Key performance indicators (KPIs) to monitor:

Forecast Accuracy – % of predicted questions that appear in actual questionnaires.
Evidence Lead Time – Days between gap creation and evidence finalization.
Response Time Reduction – Average days saved per questionnaire.

Tangible Benefits

Benefit	Quantitative Impact
Turnaround Time	↓ by 45‑70 % (average questionnaire answered in < 2 days).
Audit Risk	↓ by 30 % (fewer “missing evidence” findings).
Team Utilization	↑ by 20 % (evidence creation scheduled proactively).
Compliance Confidence Score	↑ by 15 pts (derived from internal risk model).

These numbers are derived from early adopters who piloted the engine on a portfolio of 120 questionnaires over six months.

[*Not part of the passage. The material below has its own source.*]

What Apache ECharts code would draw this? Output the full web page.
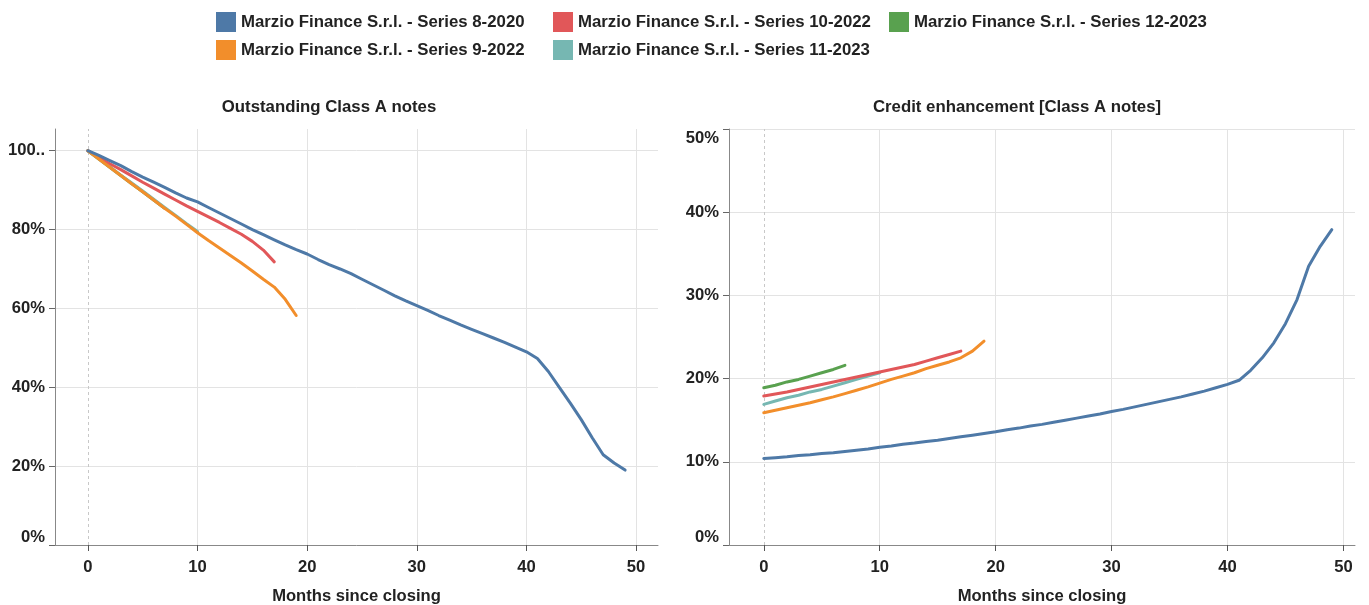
<!DOCTYPE html>
<html>
<head>
<meta charset="utf-8">
<script src="https://cdn.jsdelivr.net/npm/echarts@6/dist/echarts.min.js"></script>
<style>
html,body{margin:0;padding:0;background:#fff;}
#chart{width:1369px;height:605px;}
</style>
</head>
<body>
<div id="chart"></div>
<script>
// ---------- DATA ----------
const seriesNames = [
  'Marzio Finance S.r.l. - Series 8-2020',
  'Marzio Finance S.r.l. - Series 9-2022',
  'Marzio Finance S.r.l. - Series 10-2022',
  'Marzio Finance S.r.l. - Series 11-2023',
  'Marzio Finance S.r.l. - Series 12-2023'
];
const seriesColors = ['#4e79a7', '#f28e2b', '#e15759', '#76b7b2', '#59a14f'];

const xTicks = [0, 10, 20, 30, 40, 50];
const outstandingTicks = [0, 20, 40, 60, 80, 100];
const ceTicks = [0, 10, 20, 30, 40, 50];

// Outstanding Class A notes (% of initial), month 0..n
const outstanding_8_2020 = [100, 98.8, 97.5, 96.2, 94.7, 93.3, 92.0, 90.7, 89.3, 88.0, 87.0, 85.6, 84.2, 82.8, 81.4, 80.0, 78.7, 77.4, 76.1, 74.9, 73.8, 72.4, 71.1, 70.0, 68.8, 67.4, 66.0, 64.6, 63.2, 61.9, 60.7, 59.5, 58.2, 57.0, 55.8, 54.7, 53.6, 52.5, 51.4, 50.2, 49.0, 47.3, 44.0, 40.0, 36.0, 31.8, 27.2, 22.9, 20.8, 19.0];
const outstanding_9_2022 = [100, 97.9, 95.8, 93.7, 91.6, 89.6, 87.5, 85.4, 83.4, 81.3, 79.2, 77.2, 75.3, 73.4, 71.5, 69.5, 67.4, 65.4, 62.3, 58.2];
const outstanding_10_2022 = [100, 98.3, 96.7, 95.2, 93.6, 92.0, 90.5, 89.0, 87.5, 86.0, 84.6, 83.2, 81.8, 80.3, 78.8, 77.0, 74.8, 71.8];
const outstanding_11_2023 = [100, 98.0, 95.9, 93.8, 91.8, 89.8, 87.7, 85.6, 83.6, 81.5, 79.5];
const outstanding_12_2023 = [100, 97.9, 95.8, 93.7, 91.6, 89.6, 87.5, 85.4];

// Credit enhancement [Class A notes] (%), month 0..n
const ce_8_2020 = [10.4, 10.5, 10.6, 10.75, 10.85, 11.0, 11.1, 11.25, 11.4, 11.55, 11.75, 11.9, 12.1, 12.25, 12.45, 12.6, 12.8, 13.0, 13.2, 13.4, 13.6, 13.85, 14.05, 14.3, 14.5, 14.75, 15.0, 15.25, 15.5, 15.75, 16.05, 16.3, 16.6, 16.9, 17.2, 17.5, 17.8, 18.15, 18.5, 18.9, 19.3, 19.8, 21.0, 22.5, 24.3, 26.6, 29.5, 33.5, 35.9, 37.9];
const ce_9_2022 = [15.9, 16.2, 16.5, 16.8, 17.1, 17.45, 17.8, 18.2, 18.6, 19.0, 19.45, 19.9, 20.3, 20.7, 21.2, 21.6, 22.0, 22.5, 23.3, 24.5];
const ce_10_2022 = [17.9, 18.15, 18.4, 18.7, 19.0, 19.3, 19.6, 19.9, 20.2, 20.5, 20.8, 21.1, 21.4, 21.7, 22.1, 22.5, 22.9, 23.3];
const ce_11_2023 = [16.9, 17.3, 17.7, 18.0, 18.4, 18.7, 19.1, 19.5, 19.9, 20.3, 20.7];
const ce_12_2023 = [18.9, 19.2, 19.6, 19.9, 20.3, 20.7, 21.1, 21.6];

const outstandingData = [outstanding_8_2020, outstanding_9_2022, outstanding_10_2022, outstanding_11_2023, outstanding_12_2023];
const ceData = [ce_8_2020, ce_9_2022, ce_10_2022, ce_11_2023, ce_12_2023];

// ---------- CHART ----------
const FONT = 'Liberation Sans, Arial, sans-serif';
const FS = 16.6;
const TXT = '#222';
const chart = echarts.init(document.getElementById('chart'), null, {renderer: 'canvas'});

function toPairs(arr) { return arr.map((v, i) => [i, v]); }
// stacking: higher = drawn on top
const seriesZ = [6, 5, 4, 3, 2];

function xAxisCfg(gridIndex, max) {
  return {
    type: 'value', gridIndex: gridIndex, min: -3, max: max,
    name: 'Months since closing', nameLocation: 'middle', nameGap: 43,
    nameTextStyle: {fontFamily: FONT, fontWeight: 'bold', fontSize: FS, color: TXT},
    axisLine: {show: true, onZero: false, lineStyle: {color: '#888', width: 1}},
    axisTick: {show: true, length: 6, customValues: xTicks, lineStyle: {color: '#555', width: 1}},
    axisLabel: {customValues: xTicks, margin: 14, fontFamily: FONT, fontWeight: 'bold', fontSize: FS, color: TXT},
    splitLine: {show: true, lineStyle: {color: ['rgba(0,0,0,0)', '#e3e3e3', '#e3e3e3', '#e3e3e3', '#e3e3e3', '#e3e3e3'], width: 1}}
  };
}

function yAxisCfg(gridIndex, max, ticks, fmt) {
  return {
    type: 'value', gridIndex: gridIndex, min: 0, max: max,
    axisLine: {show: true, onZero: false, lineStyle: {color: '#888', width: 1}},
    axisTick: {show: true, length: 6, customValues: ticks, lineStyle: {color: '#666', width: 1}},
    axisLabel: {
      customValues: ticks, margin: 10, fontFamily: FONT, fontWeight: 'bold', fontSize: FS, color: TXT,
      formatter: fmt,
      rich: {
        lo: {fontFamily: FONT, fontWeight: 'bold', fontSize: FS, color: TXT, padding: [0, 0, 16, 0]},
        hi: {fontFamily: FONT, fontWeight: 'bold', fontSize: FS, color: TXT, padding: [19, 0, 0, 0]}
      }
    },
    splitLine: {show: true, lineStyle: {color: '#e3e3e3', width: 1}}
  };
}

const series = [];
[outstandingData, ceData].forEach((group, gi) => {
  group.forEach((arr, si) => {
    const s = {
      name: seriesNames[si], type: 'line', xAxisIndex: gi, yAxisIndex: gi,
      data: toPairs(arr), showSymbol: false, symbol: 'none', smooth: false,
      z: seriesZ[si],
      lineStyle: {color: seriesColors[si], width: 3, cap: 'round', join: 'round'},
      itemStyle: {color: seriesColors[si]},
      emphasis: {disabled: true}, animation: false
    };
    if (si === 0) {
      s.markLine = {
        silent: true, symbol: 'none', animation: false, z: 1,
        label: {show: false},
        lineStyle: {color: '#c8c8c8', type: [3, 3], width: 1},
        data: [{xAxis: 0}]
      };
    }
    series.push(s);
  });
});

const legendPos = [
  {left: 216, top: 12}, {left: 216, top: 40}, {left: 553, top: 12}, {left: 553, top: 40}, {left: 889, top: 12}
];
const legends = seriesNames.map((n, i) => ({
  data: [n], left: legendPos[i].left, top: legendPos[i].top, orient: 'horizontal',
  icon: 'rect', itemWidth: 20, itemHeight: 20, itemGap: 0, padding: 0,
  selectedMode: false,
  textStyle: {fontFamily: FONT, fontWeight: 'bold', fontSize: 16.8, color: TXT, padding: [2, 0, 0, 0]}
}));

const option = {
  backgroundColor: '#fff',
  animation: false,
  color: seriesColors,
  legend: legends,
  grid: [
    {left: 55, right: 711, top: 129, bottom: 60, containLabel: false, outerBoundsMode: 'none'},
    {left: 729, right: 14, top: 129, bottom: 60, containLabel: false, outerBoundsMode: 'none'}
  ],
  xAxis: [xAxisCfg(0, 52), xAxisCfg(1, 51)],
  yAxis: [
    yAxisCfg(0, 105.5, outstandingTicks, v => v === 0 ? '{lo|0%}' : (v === 100 ? '100..' : v + '%')),
    yAxisCfg(1, 50, ceTicks, v => v === 0 ? '{lo|0%}' : (v === 50 ? '{hi|50%}' : v + '%'))
  ],
  graphic: [
    {type: 'text', x: 329, y: 107, style: {text: 'Outstanding Class A notes', align: 'center', verticalAlign: 'middle', font: 'bold 16.8px ' + FONT, fill: TXT}},
    {type: 'text', x: 1017, y: 107, style: {text: 'Credit enhancement [Class A notes]', align: 'center', verticalAlign: 'middle', font: 'bold 16.8px ' + FONT, fill: TXT}}
  ],
  series: series
};
chart.setOption(option);
</script>
</body>
</html>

Challenges and Mitigations

Model Drift – Regulatory language evolves. Mitigation: schedule monthly re‑training cycles and continuously ingest new change‑feed data.
Data Sparsity for Niche Standards – Some frameworks have limited historical data. Mitigation: use transfer learning from related standards and augment with synthetic questionnaire generation.
Interpretability – Stakeholders need to trust AI‑generated forecasts. Mitigation: surface retrieval context and attention heatmaps in the dashboard, enabling a human‑in‑the‑loop review process.
Cross‑Tenant Contamination – Federated learning must guarantee that one tenant’s proprietary controls do not influence another. Mitigation: enforce client‑side differential privacy noise before weight aggregation.

Future Roadmap

Predictive Policy Drafting – Extend the generator to suggest full policy paragraph revisions, not just answers.
Multimodal Evidence Extraction – Incorporate OCR‑based document parsing to automatically link screenshots, architecture diagrams, and logs to forecasted gaps.
Regulatory Radar Integration – Pull real‑time legislative alerts (e.g., European Parliament feeds) and automatically adjust forecast probabilities.
Marketplace for Forecast Models – Allow third‑party compliance consultants to upload domain‑specific fine‑tuned models that tenants can subscribe to.

Conclusion

The Predictive Compliance Gap Forecasting Engine transforms compliance from a reactive firefighting exercise into a strategic foresight capability. By uniting federated learning, generative AI, and a richly connected knowledge graph, organizations can anticipate the next wave of security questionnaire demands, generate evidence in advance, and maintain a continuous state of readiness.

In a world where regulatory change is the only constant, staying one step ahead isn’t just a competitive advantage—it’s a necessity for surviving the audit cycle of 2026 and beyond.